A series of proclamations and resolutions over the last year has helped showcase the service to America of John Brooks Henderson.
It all started in the former Missouri U.S. Senator’s hometown of Louisiana, where Mayor Tom Wallace signed a proclamation declaring 2013 as the Year of John Brooks Henderson.
The proclamation states that the city “recognizes the importance of one of its own in changing the course of national history” and “encourages its citizens and others in the community to learn more about the life and works” of Henderson.
The Pike County Commission signed a similar document. It recognizes Henderson for playing “a significant role in American history by co-writing the 13th Amendment to the U.S. Constitution banning slavery” and continuing “to make history after the Civil War” through efforts on women’s suffrage, acquitting President Andrew Johnson of impeachment charges, working for peace with Native Americans and prosecuting tax cheats as during the Whiskey Ring scandal.
On Sept. 25, U.S. Rep. Sam Graves of Missouri, who represents Pike County, recognized Henderson by reading into the Congressional Record a statement honoring him.
Graves called Henderson “a quintessential pioneer man” whose “many contributions to the State of Missouri and the United States…ultimately changed the course of history for this nation.”

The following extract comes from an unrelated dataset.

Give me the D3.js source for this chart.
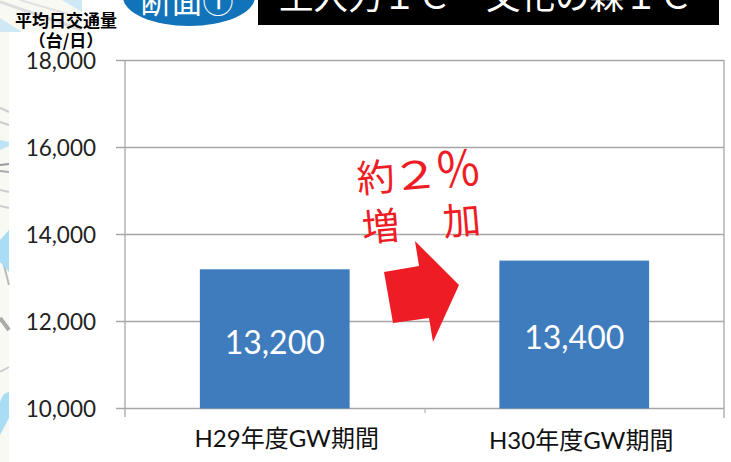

On Oct. 25, Missouri State Rep. Jim Hansen of Frankford introduced a resolution about Henderson’s life and legacy that was approved by the Missouri House of Representatives.
The resolution honored Henderson for being “a teacher, lawyer, militia commander, state legislator, United States Senator and author,” and said that members of the House “join unanimously to memorialize (his) life and work.”
The final recognition came on Oct. 28, when Missouri State Sen. Brian Munzlinger of Williamstown introduced and saw to passage a resolution honoring Henderson.
“Whereas, while his participation in passage of the Thirteenth Amendment is sufficient to earn John Brooks Henderson an honored place in our nation’s history, he again conspicuously demonstrated his courage while a Senator in the matter of President Andrew Johnson’s impeachment trial, when he broke party ranks, along with six other Republican senators and voted for acquittal, much to the dismay of his constituents (who) denounced, threatened and burned him in effigy.”
Munzlinger goes on to list a famous quote Henderson issued during the impeachment in a telegram to a friend.
“Whereas, on learning how his decision to vote for acquittal was received in Missouri, John Brooks Henderson wired ‘Say to my friends that I am sworn to do impartial justice according to law and conscience, and I will try to do it like an honest man,’ which he did,” Munzlinger wrote.
Louisiana author Brent Engel, who wrote a play about Henderson that was performed during Louisiana Colorfest in October and may be staged again next spring, thanked the legislators and public servants for their efforts.
“All of us who are trying to get the word out about the remarkable life of John Brooks Henderson truly appreciate what those in public office have done to advance his cause,” Engel said. “At a time when the application of the Constitution seems threatened as never before, we must not forget the men and women who once stood, and who still stand, for the rule of law and the sanctity of our national foundations.”